Relaxation of sanctions on trade and investment outside of Kaesong would mark a major political move, and will no doubt be considered by the presidential panel on reunification launched with some fanfare this week. The panel will be chaired by President Park herself, but with two co-chairs doing the heavy lifting: former ambassador to China Chung Chong-wook and Unification Minister Ryoo Kihl-jae. The panel includes public sector, private sector, political and academic participants from across the political spectrum; we noticed, for example, that Woo Yoon-keun of the opposition New Politics Alliance for Democracy and Yonsei Professor Moon Chung-in—an advisor to presidents Kim Dae Jung and particularly Roh Moo Hyun—were both tapped.
Although including officials from the Ministry of Unification, the panel effectively highlights the ongoing difficulty the administration has had in forging a coherent North Korea policy.
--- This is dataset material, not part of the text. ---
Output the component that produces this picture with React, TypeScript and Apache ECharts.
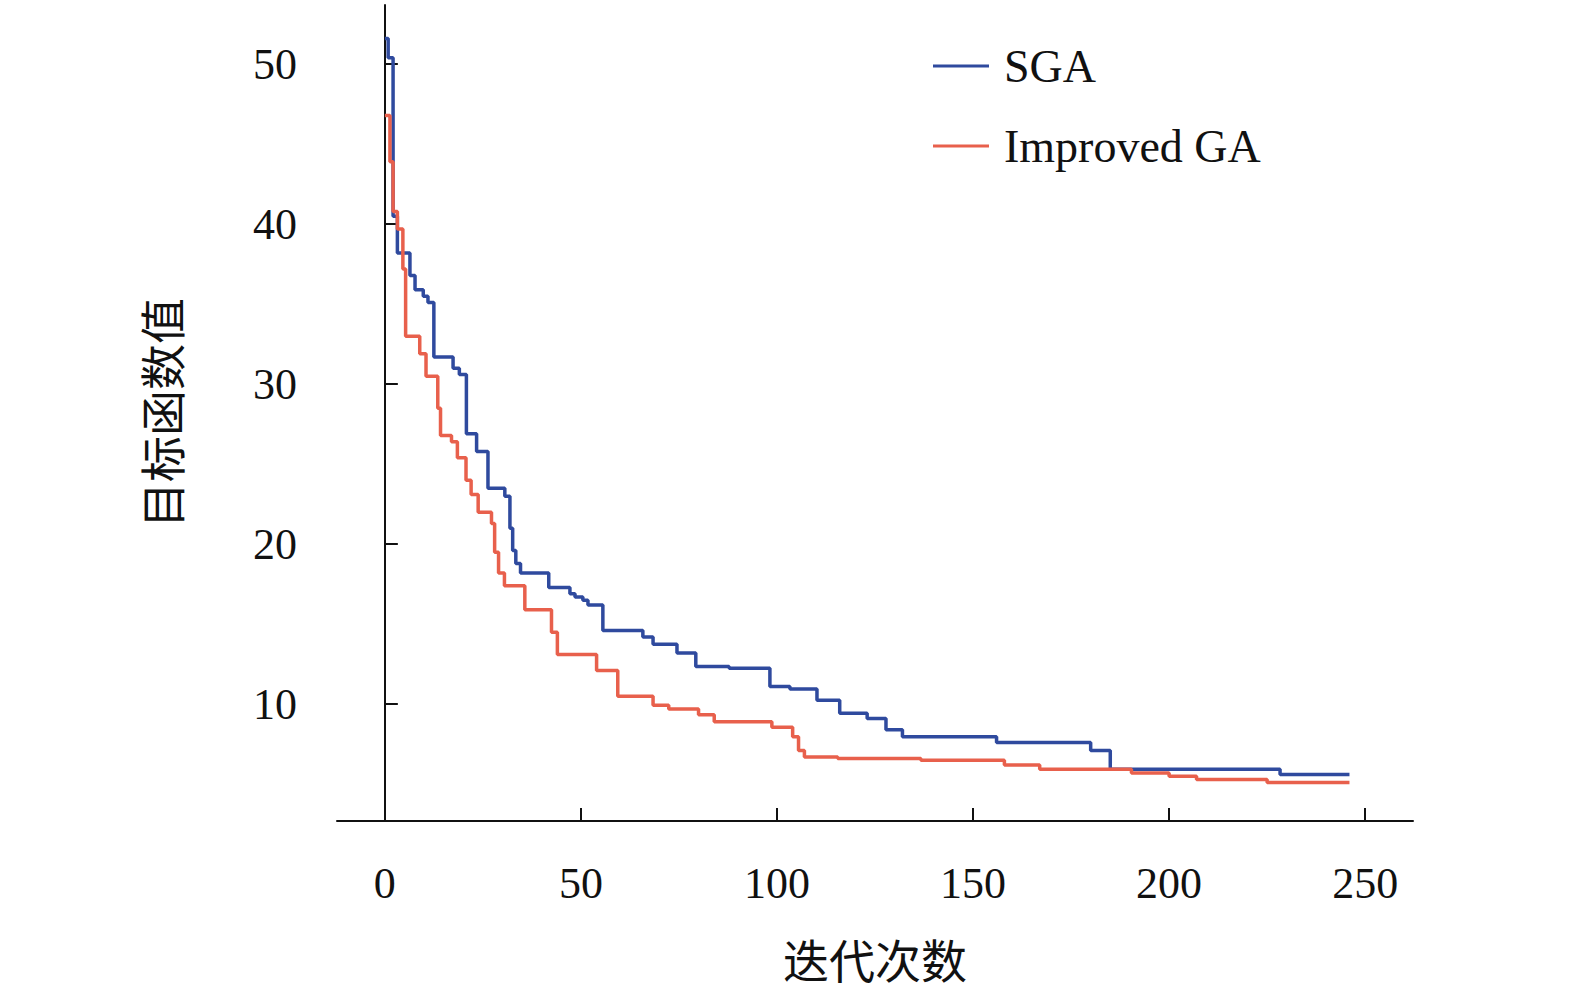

Can or should Seoul make concessions in the face of North Korea’s continual reiteration of its intention to maintain its nuclear capability and a marked uptick in conventional missile and artillery tests? How might any Southern initiative fit with the incessant Chinese mantra of returning to the Six Party Talks?
A footnote: this month has also seen an ongoing controversy about MoU allocation of small grants to groups involved in North Korea-related activities in the South. Critics allege that very little funding is going to human rights groups in the South, either in an effort to forge consensus with the political opposition or to accommodate the North. Given the stalemate, it is unclear what the MoU should even be doing; funded activities have included things like concerts and information campaigns.